After the Las Vegas wedding—attended by 37 still cameras, 14 motion-picture cameras and seven writers—show business set in. "Hah!" chortled Sinatra's ex-wife Ava Gardner, "I always knew Frank would wind up in bed with a boy." The gossip columnists were scarcely kinder. The pair's every waking hour seemed to make the wire services. During the affair, when she lopped off her hair, Dali called it "mythical suicide." After the separation, her behavior seemed more of the same. She flew off to India with her flower-child sister Prudence* for a month of transcendental meditation with Maharishi, the groovy guru. "I got there," Mia remembers, "and it was just the same zoo all over again. It was scary in the Himalayas, although I was scared of just about everything at that time. There were even photographers in the trees. I was there for my birthday, and I had to wear a silver hat. Two days later, I left."

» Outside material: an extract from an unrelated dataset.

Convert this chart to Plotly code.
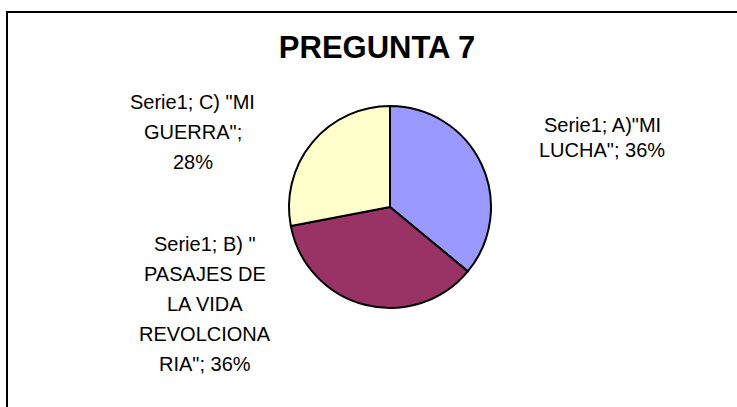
import plotly.graph_objects as go

# Chart data
title = "PREGUNTA 7"
series_name = "Serie1"
categories = ['A)"MI\nLUCHA"', 'B) "\nPASAJES DE\nLA VIDA\nREVOLCIONA\nRIA"', 'C) "MI\nGUERRA"']
values = [36, 36, 28]
pct_sep = ["; ", "; ", ";\n"]  # where Excel wrapped before the percentage
colors = ["#9999FF", "#993366", "#FFFFCC"]

W, H = 737, 407

# pie centre / radius in pixels
cx, cy, r = 390, 207, 101

fig = go.Figure(go.Pie(
    labels=categories,
    values=values,
    sort=False,
    direction="clockwise",
    rotation=0,
    textinfo="none",
    hoverinfo="label+percent",
    marker=dict(colors=colors, line=dict(color="black", width=2)),
    domain=dict(x=[(cx - r) / W, (cx + r) / W],
                y=[(H - cy - r) / H, (H - cy + r) / H]),
    showlegend=False,
))

# Excel style data labels: centre x, first line y, line step (px)
total = sum(values)
label_pos = [(602, 125, 25), (205, 244, 30), (193, 102, 30)]
annotations = []
for cat, v, sep, (lx, ly, step) in zip(categories, values, pct_sep, label_pos):
    pct = round(100 * v / total)
    txt = f"{series_name}; {cat}{sep}{pct}%"
    for i, line in enumerate(txt.split("\n")):
        annotations.append(dict(
            text=line, x=lx / W, y=1 - (ly + i * step) / H,
            xref="paper", yref="paper",
            xanchor="center", yanchor="middle", showarrow=False,
            font=dict(family="Liberation Sans, Arial", size=20, color="black"),
        ))

fig.update_layout(
    width=W, height=H,
    margin=dict(l=0, r=0, t=0, b=0),
    paper_bgcolor="white",
    plot_bgcolor="white",
    title=dict(text="<b>" + title + "</b>", x=377 / W, y=1 - 47 / H,
               xanchor="center", yanchor="middle",
               font=dict(family="Liberation Sans, Arial", size=31, color="black")),
    annotations=annotations,
    shapes=[dict(type="rect", xref="paper", yref="paper",
                 x0=7 / W, x1=1.05, y0=-0.05, y1=1 - 12 / H,
                 line=dict(color="black", width=2))],
)

# drop the page's default body margin so the figure sits at (0, 0)
fig.write_html("out.html", config={"displayModeBar": False},
               post_script="document.body.style.margin = '0';")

A disintegrating marriage has several breaking points: the most obvious occurred during the filming of Rosemary's Baby with Director Roman Polanski. Sinatra tried to get her to leave Rosemary and join The Detective; she wouldn't. By night he telephoned her to say that he couldn't live without her; by day he planned divorce proceedings. Mia heard about them not from her husband but from his attorney. Coolly she announced that she wanted no financial settlement—which apparently stunned the singer more than a countersuit for a million. After the lawyer's visit, she took Sinatra's private plane to Los Angeles—where she found an airport full of reporters who could only have been tipped off by Sinatra's associates. Terrified, Mia talked the pilot into taking off and depositing her at another airport miles away.
Like a child who insists on a happy ending for The Red Shoes, Mia remains transcendentally tranquil about the chairman of the board. Though the divorce decree is final, she still absently refers to Sinatra as "my husband," still remembers him wistfully as "a gentle, quiet man." Yet she offers the best clue as to why the marriage proved unworkable: "Maybe it bothered him not being young. He felt things getting away from him. My friends from India would come into the house barefoot and hand him a flower. That made him feel square for the first time in his life."